Could Israel's Metzger succeed Sacks?

By Anshel Pfeffer and Marcus Dysch, December 15, 2011
Who, me? No, no, I couldn’t possibly… well, all right then, since you ask, I'll come to Britain.

Who, me? No, no, I couldn’t possibly… well, all right then, since you ask, I'll come to Britain.

Israel's Ashkenazi Chief Rabbi Yona Metzger has declared his interest in becoming Britain's new chief rabbi when Lord Sacks steps down in 2013.

Rabbi Metzger's aides and his spokesman Avi Blumenfeld said he had been approached by a prominent member of the UK's Orthodox community regarding his possible candidacy.

But the United Synagogue said it was "taken aback" by the suggestion that an offer might have been made to Rabbi Metzger, and denied that there had been any such approach.

Sources close to Rabbi Metzger were reluctant to identify who had approached him about the job, saying only that the individual was "a prominent leader in the strictly Orthodox community who is also well-connected in the British government and Buckingham Palace."

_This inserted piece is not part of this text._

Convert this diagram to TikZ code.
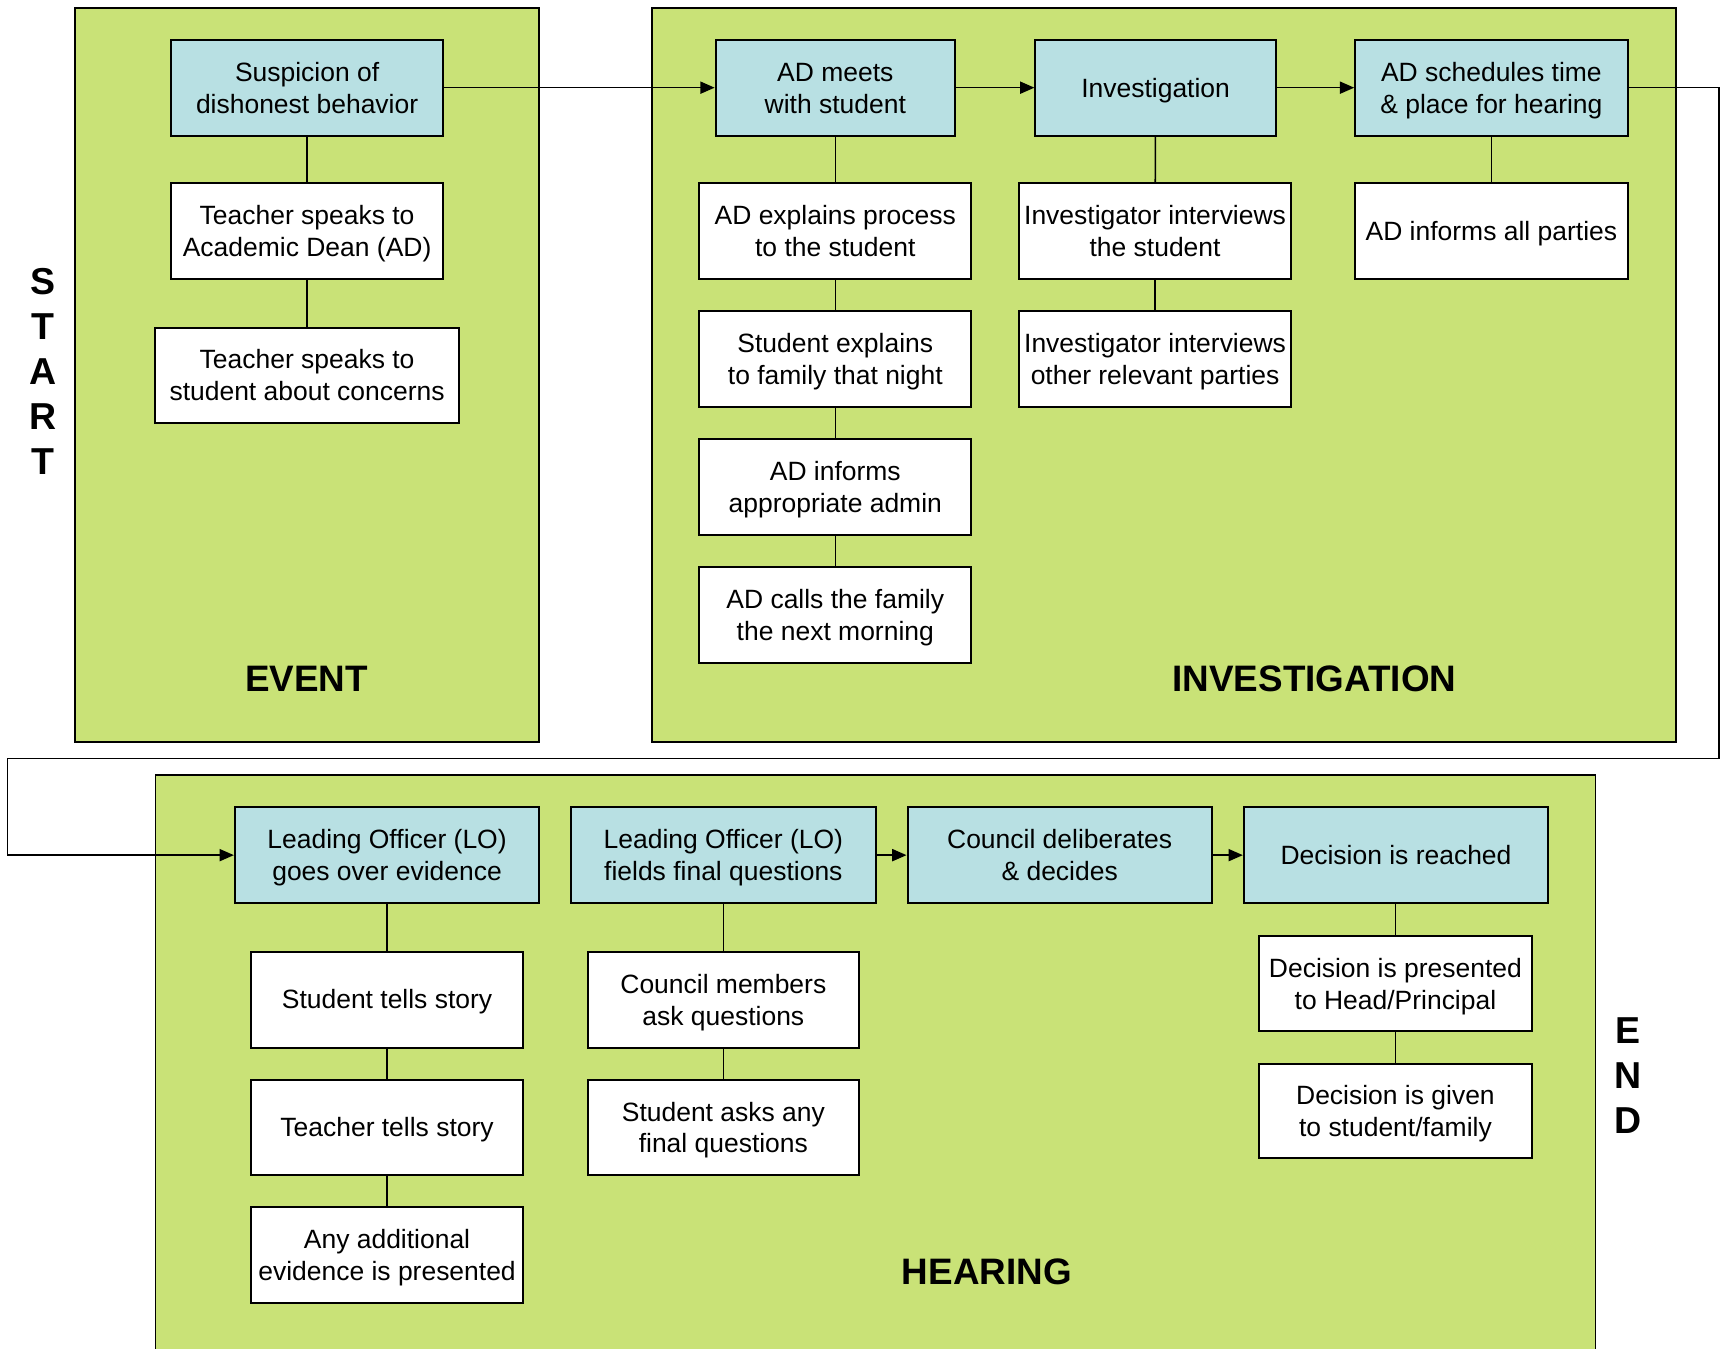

The same sources said senior Charedi politicians in Israel supported Rabbi Metzger's candidacy, "out of gratitude for his co-operation over the years. He is seen as someone who will toe the line of the Charedi rabbis in matters of conversion, which have global Jewish significance".

There is currently a push in Israel to amend a law which bars chief rabbis from standing for more than 10 years. Many people hope Sephardi Chief Rabbi Moshe Amar will stay on, but it is widely expected that Rabbi Metzger will be looking for a new job.

He has made it clear in private conversations that he would prefer to move abroad after ending his 10-year term as chief rabbi in Israel, and would prefer to lead a Jewish community in the diaspora.

"There is no question," said a rabbi who spoke to him, "that he would love to take the job in London if it was offered to him."

Given that Rabbi Metzger is 58, he would be an unlikely choice: Lord Sacks was 44 when he became chief rabbi.

The suggestion that the offer to Rabbi Metzger came from someone with links to Buckingham Palace was thought to be a reference to British businessman Michael Gross, a supporter of the Duke of Edinburgh's Award. But Mr Gross insisted: "It's absolutely news to me. I am not involved. If I was, I would look at Rabbi Meir Soloveichik in the United States."

United Synagogue president Stephen Pack said: "While I fully expect leading rabbinic figures around the world to be a focus of speculation in connection with the appointment of the next chief rabbi, I am taken aback by the suggestion that there has been any kind of 'offer' made to anybody in this regard.

"An enormous amount of effort has gone into creating a process that is designed to transparently produce the best possible range of candidates for this world-leading role. Nobody involved in this process has, or could ever, make such an offer."

Rabbi Metzger was a controversial choice for Israeli chief rabbi as many in the national-religious community, where he grew up, viewed him as lacking the necessary credentials. He had never served as a city rabbi, dayan (rabbinical judge) or the head of a yeshivah before becoming chief rabbi.

As chief rabbi, he has left most of the halachic work to Rabbi Amar while concerning himself mainly with interfaith issues and work with Jewish communities around the world.

In 2005, he was the subject of a police investigation over charges of fraud and bribery. The Attorney-General at the time, Menachem Mazuz, decided not to press charges but severely reprimanded him, said he had lied to the police and called on him to resign. Rabbi Metzger responded that the allegations were part of a "smear campaign" against him.